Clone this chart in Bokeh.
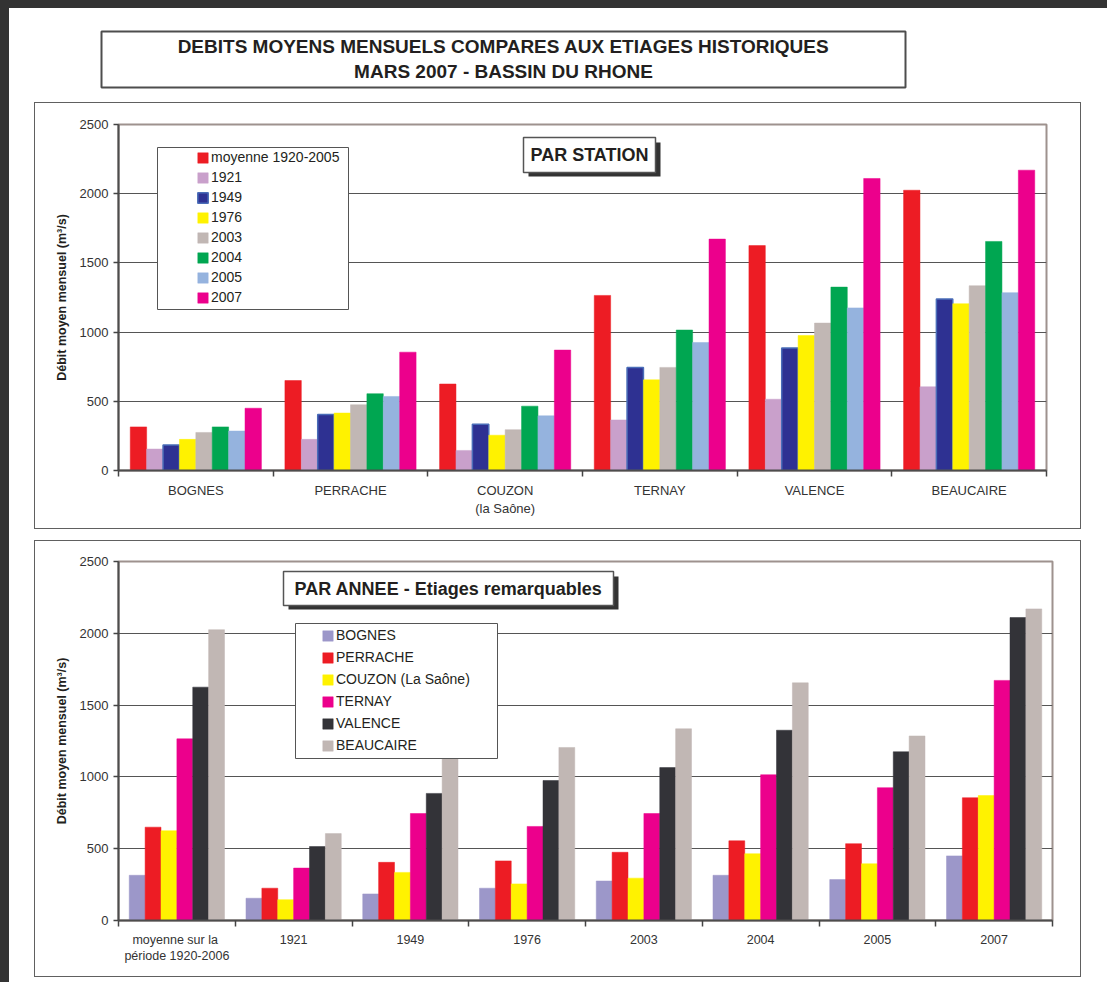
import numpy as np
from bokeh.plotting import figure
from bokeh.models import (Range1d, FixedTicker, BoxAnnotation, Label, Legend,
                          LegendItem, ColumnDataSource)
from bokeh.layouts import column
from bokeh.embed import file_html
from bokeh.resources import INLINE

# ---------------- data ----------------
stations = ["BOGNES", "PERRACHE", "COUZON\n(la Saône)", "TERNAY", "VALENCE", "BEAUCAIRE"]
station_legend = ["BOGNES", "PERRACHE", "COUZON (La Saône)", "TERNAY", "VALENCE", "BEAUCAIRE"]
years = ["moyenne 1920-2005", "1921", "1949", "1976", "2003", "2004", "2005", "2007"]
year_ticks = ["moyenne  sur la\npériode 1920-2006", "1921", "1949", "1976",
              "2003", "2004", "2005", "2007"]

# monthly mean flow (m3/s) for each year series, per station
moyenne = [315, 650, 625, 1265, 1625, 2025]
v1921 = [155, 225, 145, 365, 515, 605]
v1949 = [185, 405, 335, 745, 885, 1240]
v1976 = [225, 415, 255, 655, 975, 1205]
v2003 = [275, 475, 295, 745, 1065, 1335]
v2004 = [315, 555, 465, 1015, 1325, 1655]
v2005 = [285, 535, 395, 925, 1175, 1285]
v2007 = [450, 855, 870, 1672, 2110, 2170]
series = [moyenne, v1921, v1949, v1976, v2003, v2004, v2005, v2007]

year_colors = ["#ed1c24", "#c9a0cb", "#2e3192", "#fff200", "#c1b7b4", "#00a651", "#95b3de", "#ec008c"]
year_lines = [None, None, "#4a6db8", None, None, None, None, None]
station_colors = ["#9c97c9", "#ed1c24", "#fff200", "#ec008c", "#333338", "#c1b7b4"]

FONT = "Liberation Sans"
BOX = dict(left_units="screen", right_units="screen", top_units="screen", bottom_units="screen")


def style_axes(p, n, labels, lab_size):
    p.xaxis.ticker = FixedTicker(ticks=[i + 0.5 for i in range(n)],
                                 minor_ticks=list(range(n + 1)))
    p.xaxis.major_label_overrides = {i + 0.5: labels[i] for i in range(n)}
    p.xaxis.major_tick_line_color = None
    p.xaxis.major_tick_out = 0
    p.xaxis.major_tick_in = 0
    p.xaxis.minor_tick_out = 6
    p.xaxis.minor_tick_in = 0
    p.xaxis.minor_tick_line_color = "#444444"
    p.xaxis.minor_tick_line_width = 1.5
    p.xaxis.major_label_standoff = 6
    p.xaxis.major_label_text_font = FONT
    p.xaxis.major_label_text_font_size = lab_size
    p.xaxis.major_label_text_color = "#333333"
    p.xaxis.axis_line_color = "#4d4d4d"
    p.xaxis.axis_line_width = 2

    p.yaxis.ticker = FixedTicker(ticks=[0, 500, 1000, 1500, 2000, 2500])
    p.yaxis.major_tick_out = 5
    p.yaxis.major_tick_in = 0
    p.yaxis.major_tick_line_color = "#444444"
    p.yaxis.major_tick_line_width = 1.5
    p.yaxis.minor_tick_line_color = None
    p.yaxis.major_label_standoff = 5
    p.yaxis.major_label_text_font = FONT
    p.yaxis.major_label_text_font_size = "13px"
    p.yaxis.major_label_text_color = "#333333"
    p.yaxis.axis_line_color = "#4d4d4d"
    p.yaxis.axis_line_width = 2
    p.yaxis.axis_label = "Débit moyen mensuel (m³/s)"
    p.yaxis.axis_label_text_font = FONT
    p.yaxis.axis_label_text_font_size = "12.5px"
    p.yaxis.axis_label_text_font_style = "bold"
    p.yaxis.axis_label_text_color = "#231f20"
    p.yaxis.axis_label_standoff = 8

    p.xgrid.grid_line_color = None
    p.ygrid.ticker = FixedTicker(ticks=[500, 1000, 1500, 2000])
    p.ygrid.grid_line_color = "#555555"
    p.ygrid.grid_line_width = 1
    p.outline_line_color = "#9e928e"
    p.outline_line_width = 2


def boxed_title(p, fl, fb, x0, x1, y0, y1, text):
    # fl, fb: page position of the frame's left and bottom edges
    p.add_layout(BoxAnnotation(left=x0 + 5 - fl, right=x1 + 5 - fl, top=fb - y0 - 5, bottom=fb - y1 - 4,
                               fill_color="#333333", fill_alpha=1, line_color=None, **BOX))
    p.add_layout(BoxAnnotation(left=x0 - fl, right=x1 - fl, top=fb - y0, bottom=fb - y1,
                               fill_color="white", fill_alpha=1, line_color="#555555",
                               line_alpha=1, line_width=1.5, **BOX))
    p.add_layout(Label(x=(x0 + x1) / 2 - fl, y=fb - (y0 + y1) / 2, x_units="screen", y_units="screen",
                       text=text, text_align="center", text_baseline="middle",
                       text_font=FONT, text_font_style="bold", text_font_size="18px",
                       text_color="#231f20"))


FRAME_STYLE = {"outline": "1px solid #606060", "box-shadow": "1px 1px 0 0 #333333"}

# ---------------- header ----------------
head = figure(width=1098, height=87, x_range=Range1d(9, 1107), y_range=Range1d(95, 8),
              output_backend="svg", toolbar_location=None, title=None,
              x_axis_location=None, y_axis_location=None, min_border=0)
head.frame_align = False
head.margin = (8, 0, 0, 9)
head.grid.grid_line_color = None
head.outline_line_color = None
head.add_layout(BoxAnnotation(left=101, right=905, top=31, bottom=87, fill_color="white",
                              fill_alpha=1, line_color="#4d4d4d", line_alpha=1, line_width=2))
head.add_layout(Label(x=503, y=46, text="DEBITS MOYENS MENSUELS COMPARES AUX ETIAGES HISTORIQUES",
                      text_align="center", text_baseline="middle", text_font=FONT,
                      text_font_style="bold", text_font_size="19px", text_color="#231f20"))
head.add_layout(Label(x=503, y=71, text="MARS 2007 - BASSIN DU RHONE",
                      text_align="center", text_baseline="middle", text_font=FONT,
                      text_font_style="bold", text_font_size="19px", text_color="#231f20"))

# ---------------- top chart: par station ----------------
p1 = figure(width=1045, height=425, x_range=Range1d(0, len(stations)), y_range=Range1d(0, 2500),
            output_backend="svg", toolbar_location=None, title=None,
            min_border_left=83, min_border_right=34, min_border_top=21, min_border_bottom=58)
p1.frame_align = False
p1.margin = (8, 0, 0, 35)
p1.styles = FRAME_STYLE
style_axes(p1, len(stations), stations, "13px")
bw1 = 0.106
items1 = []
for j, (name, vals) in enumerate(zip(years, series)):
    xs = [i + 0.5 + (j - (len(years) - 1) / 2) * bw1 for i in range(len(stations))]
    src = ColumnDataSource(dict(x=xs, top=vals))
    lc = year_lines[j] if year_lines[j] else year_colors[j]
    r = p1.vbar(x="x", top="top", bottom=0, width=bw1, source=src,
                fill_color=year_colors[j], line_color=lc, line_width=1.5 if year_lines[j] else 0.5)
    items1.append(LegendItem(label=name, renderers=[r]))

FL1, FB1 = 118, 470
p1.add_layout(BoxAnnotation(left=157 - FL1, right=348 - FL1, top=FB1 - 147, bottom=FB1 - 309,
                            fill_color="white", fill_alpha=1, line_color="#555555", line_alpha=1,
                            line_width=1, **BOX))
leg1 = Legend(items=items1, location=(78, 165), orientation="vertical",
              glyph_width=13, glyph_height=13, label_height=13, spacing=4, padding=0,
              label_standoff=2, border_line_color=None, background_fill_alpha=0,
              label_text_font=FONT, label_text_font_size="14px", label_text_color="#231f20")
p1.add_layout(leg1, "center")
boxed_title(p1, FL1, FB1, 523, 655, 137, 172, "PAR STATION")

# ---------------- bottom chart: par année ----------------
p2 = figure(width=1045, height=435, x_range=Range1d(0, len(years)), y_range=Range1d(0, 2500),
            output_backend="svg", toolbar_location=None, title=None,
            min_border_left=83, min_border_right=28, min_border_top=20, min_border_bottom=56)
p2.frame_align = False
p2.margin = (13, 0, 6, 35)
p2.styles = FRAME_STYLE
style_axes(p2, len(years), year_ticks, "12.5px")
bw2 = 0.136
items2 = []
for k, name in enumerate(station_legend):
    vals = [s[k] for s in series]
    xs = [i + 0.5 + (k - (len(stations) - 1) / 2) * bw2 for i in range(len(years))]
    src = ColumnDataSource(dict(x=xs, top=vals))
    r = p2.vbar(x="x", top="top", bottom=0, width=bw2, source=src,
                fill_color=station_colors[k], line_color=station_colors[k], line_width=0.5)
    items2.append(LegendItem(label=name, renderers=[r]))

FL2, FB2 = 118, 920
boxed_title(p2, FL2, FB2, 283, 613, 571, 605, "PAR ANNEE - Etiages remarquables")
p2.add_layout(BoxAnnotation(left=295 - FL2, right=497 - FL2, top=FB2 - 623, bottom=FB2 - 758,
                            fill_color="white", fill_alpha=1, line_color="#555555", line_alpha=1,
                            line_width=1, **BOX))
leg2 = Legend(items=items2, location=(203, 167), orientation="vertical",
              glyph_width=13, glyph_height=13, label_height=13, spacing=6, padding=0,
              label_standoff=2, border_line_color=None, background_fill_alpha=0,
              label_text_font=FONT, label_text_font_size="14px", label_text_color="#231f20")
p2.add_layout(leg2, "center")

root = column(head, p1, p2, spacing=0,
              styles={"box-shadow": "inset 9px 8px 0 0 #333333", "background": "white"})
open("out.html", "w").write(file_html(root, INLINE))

■ ■ ■ ■

> _EXERCISE OBJECTIVE_
Copy out all lines where the word "chart" appears.

> _RESULT OF THE EXERCISE_
Clone this chart in Bokeh.
# ---------------- top chart: par station ----------------
# ---------------- bottom chart: par année ----------------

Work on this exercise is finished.